A little over 3 months ago I ended a relationship that lasted about 10 months. I had just turned 40, he was the same age. I had really high hopes for us, finally building a family and a life together. Unfortunately, no matter how much we tried, we ended up breaking up because we were just deeply incompatible.
He struggled with emotional availability and I couldn’t stay in an emotionally empty relationship anymore. That also showed up in our sex life. There was very little connection or playfulness and by the end it wasn’t enjoyable for me at all. I need emotional connection for good sex, that’s a core need for me. He was very focused on geopolitics, business, work, and was constantly stressed, which started stressing me out too. I wanted a cozy home and a certain lifestyle, and he genuinely didn’t care about that. Even though we both wanted a family, our ways of living were so different that spending time together became exhausting. We started resenting each other. Neither of us was a bad person or malicious, we were just a really poor match.
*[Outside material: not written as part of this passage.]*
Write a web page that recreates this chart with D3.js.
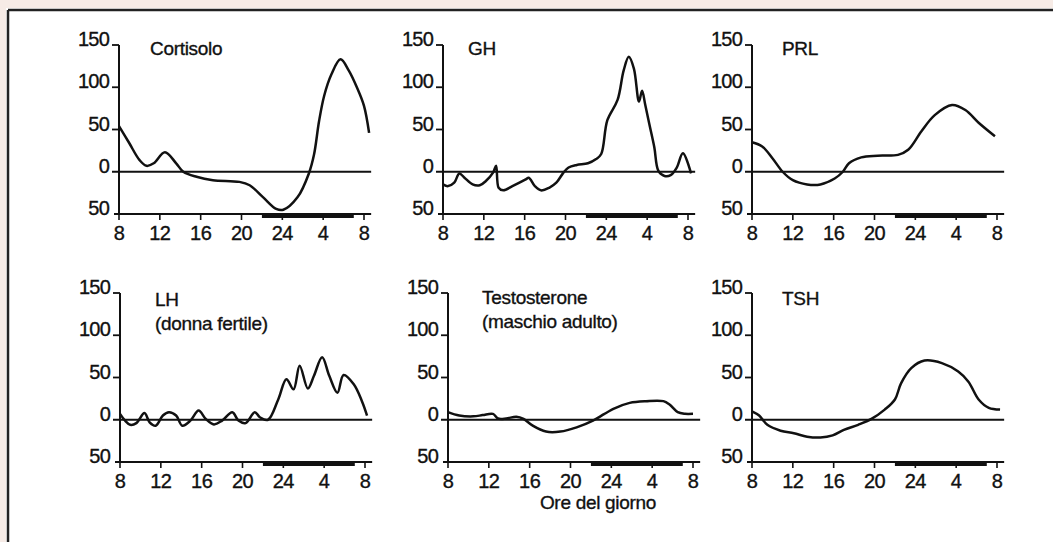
<!DOCTYPE html>
<html>
<head>
<meta charset="utf-8">
<script src="https://cdn.jsdelivr.net/npm/d3@7"></script>
<style>
  html, body { margin: 0; padding: 0; background: #ffffff; }
  svg { display: block; }
  text { font-family: "Liberation Sans", Arial, Helvetica, sans-serif; fill: #111; stroke: #111; stroke-width: 0.35px; }
</style>
</head>
<body>
<script>
// ---------------- DATA ----------------
const hourTicks = [8, 12, 16, 20, 24, 28, 32];
const hourTickLabels = ["8", "12", "16", "20", "24", "4", "8"];
const valueTicks = [150, 100, 50, 0, -50];
const valueTickLabels = ["150", "100", "50", "0", "50"];
const nightStart = 22, nightEnd = 31;

const cortisoloHours  = [8, 9, 10, 10.7, 11.4, 12.5, 13.6, 14.3, 15.6, 17.2, 19.8, 20.8, 22.1, 23.4, 24.1, 25.5, 26.6, 27.1, 27.6, 28.1, 28.8, 29.7, 30.5, 31.3, 32, 32.5];
const cortisoloValues = [54, 34, 14, 7, 10, 23, 10, 0, -6, -10, -12, -16, -30, -44, -45, -30, -2, 20, 60, 90, 115, 133, 120, 100, 78, 46];

const ghHours  = [8, 8.5, 9.1, 9.6, 10.1, 10.9, 11.6, 12.2, 12.9, 13.2, 13.45, 13.9, 14.8, 16.1, 16.4, 17, 17.6, 18.4, 19.1, 19.8, 20.3, 21.1, 22.2, 23, 23.5, 24.1, 25.1, 25.7, 26.2, 26.7, 27.2, 27.5, 27.8, 28.2, 28.7, 29.1, 29.7, 30.3, 30.9, 31.5, 32.3];
const ghValues = [-15, -17, -13, -2, -7, -15, -16, -11, -1, 7, -19, -22, -17, -9, -7, -17, -22, -19, -13, -1, 5, 8, 10, 15, 21, 61, 85, 120, 136, 122, 83, 96, 80, 57, 29, 1, -5, -4, 5, 22, -2];

const prlHours  = [8, 9, 10, 11, 12, 13.4, 14.7, 16.1, 16.9, 17.5, 18.7, 20.3, 22.3, 23.3, 24.6, 25.9, 27.6, 28.9, 30.2, 31.8];
const prlValues = [35, 30, 16, 0, -10, -15, -15, -8, 0, 10, 17, 19, 20, 26, 48, 67, 79, 73, 58, 42];

const lhHours  = [8, 8.5, 9, 9.6, 10.4, 10.9, 11.5, 12.2, 12.8, 13.5, 14.1, 14.9, 15.7, 16.4, 17.2, 18, 19, 19.6, 20.3, 21.2, 21.7, 22.5, 23.5, 24.3, 25, 25.6, 26.4, 27, 27.8, 28.5, 29.3, 29.9, 30.9, 31.7, 32.2];
const lhValues = [7, -1, -6, -4, 8, -3, -7, 5, 9, 5, -7, -1, 11, 1, -5.5, -1, 9, -1, -4, 9, 3, 0, 24, 48, 36, 64, 37, 52, 74, 52, 32, 53, 42, 22, 5];

const testoHours  = [8, 9.1, 10.5, 11.4, 12.4, 12.9, 13.7, 14.7, 15.4, 16.3, 17.6, 19, 20.6, 22.2, 24.2, 25.8, 27.4, 29.1, 29.7, 30.5, 31.2, 32];
const testoValues = [9, 5, 4, 5.5, 7, 1.5, 1.5, 3.5, 1, -7, -14, -14, -9, -1, 13, 20, 22, 22, 18, 9, 7, 7];

const tshHours  = [8, 8.7, 9.5, 10.8, 12.1, 13.4, 14.7, 15.9, 17, 18.4, 19.7, 21, 22, 22.6, 23.6, 24.9, 26.6, 28.2, 29.2, 30.2, 31.2, 32.3];
const tshValues = [10, 5, -6, -13, -16, -20, -21, -18.5, -12, -6, 1, 12, 24, 43, 61, 70, 67, 57, 45, 24, 14, 12];

const panelTitles = [["Cortisolo"], ["GH"], ["PRL"], ["LH", "(donna fertile)"], ["Testosterone", "(maschio adulto)"], ["TSH"]];
const panelHours  = [cortisoloHours, ghHours, prlHours, lhHours, testoHours, tshHours];
const panelValues = [cortisoloValues, ghValues, prlValues, lhValues, testoValues, tshValues];
const xAxisTitle = "Ore del giorno";

// ---------------- LAYOUT ----------------
const W = 1053, H = 542;
const panelX = [119, 443, 752, 120, 448, 752];
const panelTop = [45, 45, 45, 293, 293, 293];
const plotW = 245, plotH = 169;
const titleDX = [31, 25, 30, 35, 34, 30];
const titleDY = [10, 10, 10, 13, 11, 12];

const svg = d3.select("body").append("svg").attr("width", W).attr("height", H);
svg.append("rect").attr("width", W).attr("height", H).attr("fill", "#ffffff");
// scan edges
svg.append("rect").attr("x", 0).attr("y", 0).attr("width", W).attr("height", 8).attr("fill", "#f6ebe6");
svg.append("rect").attr("x", 0).attr("y", 0).attr("width", 6).attr("height", H).attr("fill", "#f6ebe6");
svg.append("line").attr("x1", 8).attr("x2", W).attr("y1", 10).attr("y2", 10).attr("stroke", "#222").attr("stroke-width", 2.5);
svg.append("line").attr("x1", 8).attr("x2", 8).attr("y1", 10).attr("y2", H).attr("stroke", "#222").attr("stroke-width", 2.5);

const ink = "#111";

panelTitles.forEach((title, i) => {
  const x0 = panelX[i], top = panelTop[i];
  const x = d3.scaleLinear().domain([8, 32]).range([x0, x0 + plotW]);
  const y = d3.scaleLinear().domain([-50, 150]).range([top + plotH, top]);
  const g = svg.append("g");
  const xEnd = x(32.7);

  // y axis
  g.append("line").attr("x1", x0).attr("x2", x0).attr("y1", y(150)).attr("y2", y(-50))
    .attr("stroke", ink).attr("stroke-width", 2);
  valueTicks.forEach((v, k) => {
    if (v > 0) {
      g.append("line").attr("x1", x0 - 7).attr("x2", x0).attr("y1", y(v)).attr("y2", y(v))
        .attr("stroke", ink).attr("stroke-width", 1.8);
    }
    g.append("text").attr("x", x0 - 10).attr("y", y(v) + 1)
      .attr("text-anchor", "end").attr("font-size", 20).attr("letter-spacing", -0.8)
      .text(valueTickLabels[k]);
  });
  // zero line
  g.append("line").attr("x1", x0 - 7).attr("x2", xEnd).attr("y1", y(0)).attr("y2", y(0))
    .attr("stroke", ink).attr("stroke-width", 2);
  // bottom axis
  g.append("line").attr("x1", x0 - 5).attr("x2", xEnd).attr("y1", y(-50)).attr("y2", y(-50))
    .attr("stroke", ink).attr("stroke-width", 2.2);
  hourTicks.forEach((h, k) => {
    g.append("line").attr("x1", x(h)).attr("x2", x(h)).attr("y1", y(-50)).attr("y2", y(-50) + 6)
      .attr("stroke", ink).attr("stroke-width", 1.6);
    g.append("text").attr("x", x(h)).attr("y", y(-50) + 26)
      .attr("text-anchor", "middle").attr("font-size", 20).attr("letter-spacing", -0.5)
      .text(hourTickLabels[k]);
  });
  // night bar
  g.append("rect").attr("x", x(nightStart)).attr("y", y(-50))
    .attr("width", x(nightEnd) - x(nightStart)).attr("height", 4).attr("fill", ink);

  // curve
  const pts = panelHours[i].map((h, k) => [h, panelValues[i][k]]);
  const line = d3.line().x(d => x(d[0])).y(d => y(d[1])).curve(d3.curveCatmullRom.alpha(0.5));
  g.append("path").attr("d", line(pts)).attr("fill", "none")
    .attr("stroke", ink).attr("stroke-width", 2.5).attr("stroke-linejoin", "round");

  // titles
  title.forEach((t, k) => {
    g.append("text").attr("x", x0 + titleDX[i]).attr("y", top + titleDY[i] + k * 24)
      .attr("font-size", 19).attr("letter-spacing", -0.3).text(t);
  });
});

svg.append("text").attr("x", 598).attr("y", 509).attr("text-anchor", "middle")
  .attr("font-size", 19).attr("letter-spacing", -0.3).text(xAxisTitle);
</script>
</body>
</html>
Now, 3 months after the breakup, I’m honestly doing much better. The first weeks were rough, but I’ve accepted that we simply weren’t meant to be together. I sleep better, eat better, I never cry over him anymore, and I feel like I’m back to myself. And yet I’m still carrying a lot of anger and fear.
I’m angry at myself for not seeing it sooner and for trying to fix something that couldn’t really be fixed. And I’m angry at him because he had a very fixated personality, he knew who he was, and still chose to date me, who was basically his polar opposite in many important ways. He broke up 4 times, all of them due to incompatibility. You'd think he'd know by now... I also know anger is a normal phase after a breakup, especially once the active grief fades and you’re integrating the experience, but it’s still uncomfortable (consulted with ChatGPT about this, that is what I received, haha).
So I guess I’m looking for reassurance and perspective. What helped you let go of the anger after a breakup where the issue wasn’t abuse or betrayal, but deep emotional, sexual, or lifestyle incompatibility? How did you integrate it as a normal life experience instead of seeing it as a personal failure? That's my first question.
At the same time, I’ve started very slowly dating again. Nothing intense or desperate. If someone asks me out for a coffee and I like them, I consider saying yes. But the moment it becomes real, I get scared. Like, I don’t want another disappointment, another incompatibility, another heartbreak. So I cancel or back out as a way to protect myself.
I don’t want to be stuck like this. Coffee is just a low stakes way to get out of the house and have a positive interaction. But I still feel a bit injured and guarded. For those who’ve been through something similar, how did you get past that fear and start moving on naturally, without forcing it? So that's my second question.